---------- Listed entries ----------
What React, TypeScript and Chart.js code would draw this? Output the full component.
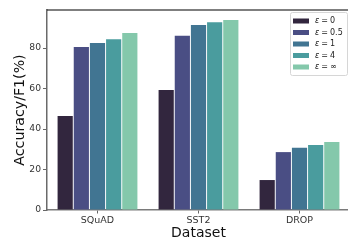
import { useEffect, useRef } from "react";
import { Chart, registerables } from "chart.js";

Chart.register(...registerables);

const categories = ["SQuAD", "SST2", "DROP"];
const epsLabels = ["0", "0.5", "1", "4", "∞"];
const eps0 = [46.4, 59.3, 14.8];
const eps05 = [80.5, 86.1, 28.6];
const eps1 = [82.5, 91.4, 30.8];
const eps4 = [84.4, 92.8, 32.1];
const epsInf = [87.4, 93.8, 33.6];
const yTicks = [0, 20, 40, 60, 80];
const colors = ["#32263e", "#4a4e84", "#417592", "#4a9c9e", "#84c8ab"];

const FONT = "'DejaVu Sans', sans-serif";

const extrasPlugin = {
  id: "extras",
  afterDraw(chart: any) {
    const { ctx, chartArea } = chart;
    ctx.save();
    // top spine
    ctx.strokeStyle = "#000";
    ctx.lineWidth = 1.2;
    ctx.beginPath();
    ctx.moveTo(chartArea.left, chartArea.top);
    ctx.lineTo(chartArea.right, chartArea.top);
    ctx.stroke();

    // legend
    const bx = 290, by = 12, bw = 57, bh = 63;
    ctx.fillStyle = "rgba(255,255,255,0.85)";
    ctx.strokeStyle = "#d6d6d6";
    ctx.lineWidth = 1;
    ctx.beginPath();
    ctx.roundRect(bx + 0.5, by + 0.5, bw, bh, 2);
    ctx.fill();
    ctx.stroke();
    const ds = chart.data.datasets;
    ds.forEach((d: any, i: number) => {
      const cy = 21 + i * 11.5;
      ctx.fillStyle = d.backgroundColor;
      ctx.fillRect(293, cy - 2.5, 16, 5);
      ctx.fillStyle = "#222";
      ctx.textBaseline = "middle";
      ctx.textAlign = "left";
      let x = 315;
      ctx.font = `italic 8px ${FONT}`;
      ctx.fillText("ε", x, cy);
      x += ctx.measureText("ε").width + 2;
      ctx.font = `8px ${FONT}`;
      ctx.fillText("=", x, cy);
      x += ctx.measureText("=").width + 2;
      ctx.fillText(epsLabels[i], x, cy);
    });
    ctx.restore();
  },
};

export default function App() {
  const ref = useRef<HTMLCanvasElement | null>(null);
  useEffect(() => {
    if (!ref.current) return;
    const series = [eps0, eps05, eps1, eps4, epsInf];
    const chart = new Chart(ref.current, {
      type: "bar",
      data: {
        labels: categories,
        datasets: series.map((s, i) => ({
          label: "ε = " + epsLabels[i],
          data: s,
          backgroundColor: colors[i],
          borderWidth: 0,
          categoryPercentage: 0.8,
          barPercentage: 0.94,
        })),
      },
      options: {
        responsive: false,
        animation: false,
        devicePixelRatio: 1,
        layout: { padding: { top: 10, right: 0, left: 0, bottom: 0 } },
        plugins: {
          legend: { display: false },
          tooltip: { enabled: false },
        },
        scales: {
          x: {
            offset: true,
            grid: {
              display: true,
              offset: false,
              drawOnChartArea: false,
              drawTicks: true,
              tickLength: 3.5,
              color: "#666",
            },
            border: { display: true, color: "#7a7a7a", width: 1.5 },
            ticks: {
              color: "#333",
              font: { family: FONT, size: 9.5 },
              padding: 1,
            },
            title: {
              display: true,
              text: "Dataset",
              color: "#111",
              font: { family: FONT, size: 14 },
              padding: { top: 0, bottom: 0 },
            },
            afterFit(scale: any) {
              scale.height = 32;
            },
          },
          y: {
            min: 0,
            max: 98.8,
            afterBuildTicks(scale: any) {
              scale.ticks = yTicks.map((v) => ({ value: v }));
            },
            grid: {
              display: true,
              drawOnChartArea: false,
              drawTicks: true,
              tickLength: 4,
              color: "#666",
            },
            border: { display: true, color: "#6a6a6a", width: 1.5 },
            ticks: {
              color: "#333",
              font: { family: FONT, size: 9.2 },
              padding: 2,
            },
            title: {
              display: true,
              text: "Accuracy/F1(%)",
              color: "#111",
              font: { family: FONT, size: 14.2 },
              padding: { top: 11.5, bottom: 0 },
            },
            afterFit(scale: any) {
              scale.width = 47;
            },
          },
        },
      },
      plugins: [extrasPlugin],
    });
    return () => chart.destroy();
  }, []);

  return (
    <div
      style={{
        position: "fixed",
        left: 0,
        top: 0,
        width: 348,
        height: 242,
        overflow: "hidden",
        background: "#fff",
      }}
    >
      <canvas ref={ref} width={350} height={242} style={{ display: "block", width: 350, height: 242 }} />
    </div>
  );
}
----------
---------- Listed entries ----------
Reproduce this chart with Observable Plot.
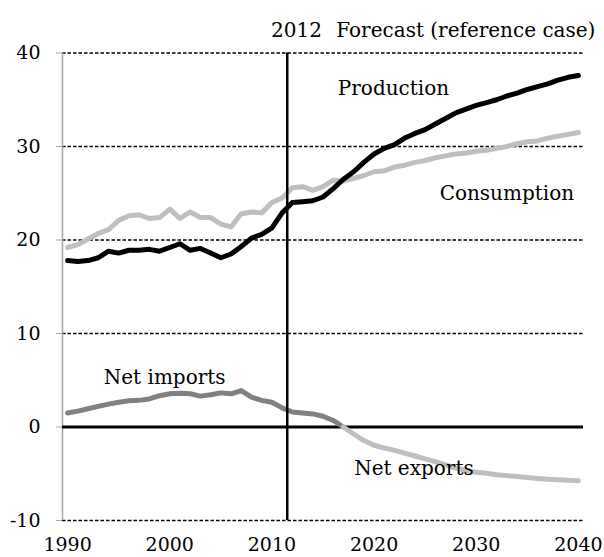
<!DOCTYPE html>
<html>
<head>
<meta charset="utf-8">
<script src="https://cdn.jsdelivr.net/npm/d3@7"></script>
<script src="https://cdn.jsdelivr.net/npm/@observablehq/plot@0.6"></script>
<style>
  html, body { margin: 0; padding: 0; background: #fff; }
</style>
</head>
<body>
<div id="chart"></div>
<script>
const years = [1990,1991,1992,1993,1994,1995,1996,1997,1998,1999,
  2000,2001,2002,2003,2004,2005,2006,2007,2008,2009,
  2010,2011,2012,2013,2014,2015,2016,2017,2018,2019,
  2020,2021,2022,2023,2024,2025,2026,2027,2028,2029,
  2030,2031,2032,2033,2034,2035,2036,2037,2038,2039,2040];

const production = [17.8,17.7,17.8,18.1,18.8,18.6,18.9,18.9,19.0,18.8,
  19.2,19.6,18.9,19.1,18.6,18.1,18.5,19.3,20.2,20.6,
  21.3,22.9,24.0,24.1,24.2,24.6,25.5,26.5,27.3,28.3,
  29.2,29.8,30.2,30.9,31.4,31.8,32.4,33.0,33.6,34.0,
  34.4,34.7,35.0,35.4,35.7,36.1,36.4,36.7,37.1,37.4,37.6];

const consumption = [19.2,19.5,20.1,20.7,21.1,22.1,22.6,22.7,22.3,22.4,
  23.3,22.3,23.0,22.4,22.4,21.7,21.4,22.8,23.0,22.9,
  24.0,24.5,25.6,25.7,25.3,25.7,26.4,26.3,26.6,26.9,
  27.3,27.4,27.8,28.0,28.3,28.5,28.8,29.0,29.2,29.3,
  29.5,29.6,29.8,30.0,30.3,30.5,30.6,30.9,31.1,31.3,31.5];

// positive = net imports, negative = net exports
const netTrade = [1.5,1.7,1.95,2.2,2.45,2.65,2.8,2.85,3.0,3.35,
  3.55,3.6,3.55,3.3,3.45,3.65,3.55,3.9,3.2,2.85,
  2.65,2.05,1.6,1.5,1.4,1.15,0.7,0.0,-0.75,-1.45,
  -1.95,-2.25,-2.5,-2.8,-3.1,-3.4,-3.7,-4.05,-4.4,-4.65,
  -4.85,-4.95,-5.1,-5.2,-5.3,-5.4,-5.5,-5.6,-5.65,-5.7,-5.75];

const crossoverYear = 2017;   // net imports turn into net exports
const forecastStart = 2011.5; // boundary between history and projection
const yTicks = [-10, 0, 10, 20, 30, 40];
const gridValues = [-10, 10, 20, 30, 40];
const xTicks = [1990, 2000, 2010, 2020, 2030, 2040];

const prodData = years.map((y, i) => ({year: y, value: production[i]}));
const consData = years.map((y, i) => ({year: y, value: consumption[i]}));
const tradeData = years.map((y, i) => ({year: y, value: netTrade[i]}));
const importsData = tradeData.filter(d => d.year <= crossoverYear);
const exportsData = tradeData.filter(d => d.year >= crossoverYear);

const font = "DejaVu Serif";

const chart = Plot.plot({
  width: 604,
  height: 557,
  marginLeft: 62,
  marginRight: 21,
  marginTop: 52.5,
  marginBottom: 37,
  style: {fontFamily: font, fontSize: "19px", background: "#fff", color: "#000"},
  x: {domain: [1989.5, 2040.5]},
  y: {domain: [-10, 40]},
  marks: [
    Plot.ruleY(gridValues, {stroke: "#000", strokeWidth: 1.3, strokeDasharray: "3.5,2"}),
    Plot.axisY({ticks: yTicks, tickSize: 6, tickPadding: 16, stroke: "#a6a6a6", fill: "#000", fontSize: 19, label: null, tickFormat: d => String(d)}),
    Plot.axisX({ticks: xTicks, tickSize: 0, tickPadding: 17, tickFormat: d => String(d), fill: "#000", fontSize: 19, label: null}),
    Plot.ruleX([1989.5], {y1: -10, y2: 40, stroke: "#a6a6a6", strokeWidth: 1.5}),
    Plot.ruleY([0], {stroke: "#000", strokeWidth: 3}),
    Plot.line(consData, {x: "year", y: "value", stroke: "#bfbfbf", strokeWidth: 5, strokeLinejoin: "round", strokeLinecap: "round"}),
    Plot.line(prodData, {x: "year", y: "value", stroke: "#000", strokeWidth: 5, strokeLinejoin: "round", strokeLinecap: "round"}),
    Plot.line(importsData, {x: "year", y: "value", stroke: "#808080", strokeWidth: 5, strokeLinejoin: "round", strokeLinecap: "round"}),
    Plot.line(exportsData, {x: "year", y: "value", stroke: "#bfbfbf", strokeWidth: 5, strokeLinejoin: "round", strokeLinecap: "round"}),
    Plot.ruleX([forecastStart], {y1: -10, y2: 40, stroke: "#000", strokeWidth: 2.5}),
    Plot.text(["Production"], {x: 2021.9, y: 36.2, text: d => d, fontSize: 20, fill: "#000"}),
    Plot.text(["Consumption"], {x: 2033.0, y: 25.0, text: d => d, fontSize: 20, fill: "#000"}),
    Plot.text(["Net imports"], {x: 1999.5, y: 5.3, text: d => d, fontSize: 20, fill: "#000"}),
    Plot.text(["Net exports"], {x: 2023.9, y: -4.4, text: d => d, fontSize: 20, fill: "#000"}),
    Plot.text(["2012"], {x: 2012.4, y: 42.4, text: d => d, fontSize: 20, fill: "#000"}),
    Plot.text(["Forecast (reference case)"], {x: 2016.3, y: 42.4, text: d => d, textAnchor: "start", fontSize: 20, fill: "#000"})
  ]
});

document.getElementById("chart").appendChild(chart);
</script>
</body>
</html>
----------
▸ Task to carry out
Using the entries above, extract exactly the lines from the one that contains "What React, TypeScript" through the one that contains "Chart.register(...registerables);". Do not carry over any pictures.

▸ Full response
What React, TypeScript and Chart.js code would draw this? Output the full component.
import { useEffect, useRef } from "react";
import { Chart, registerables } from "chart.js";

Chart.register(...registerables);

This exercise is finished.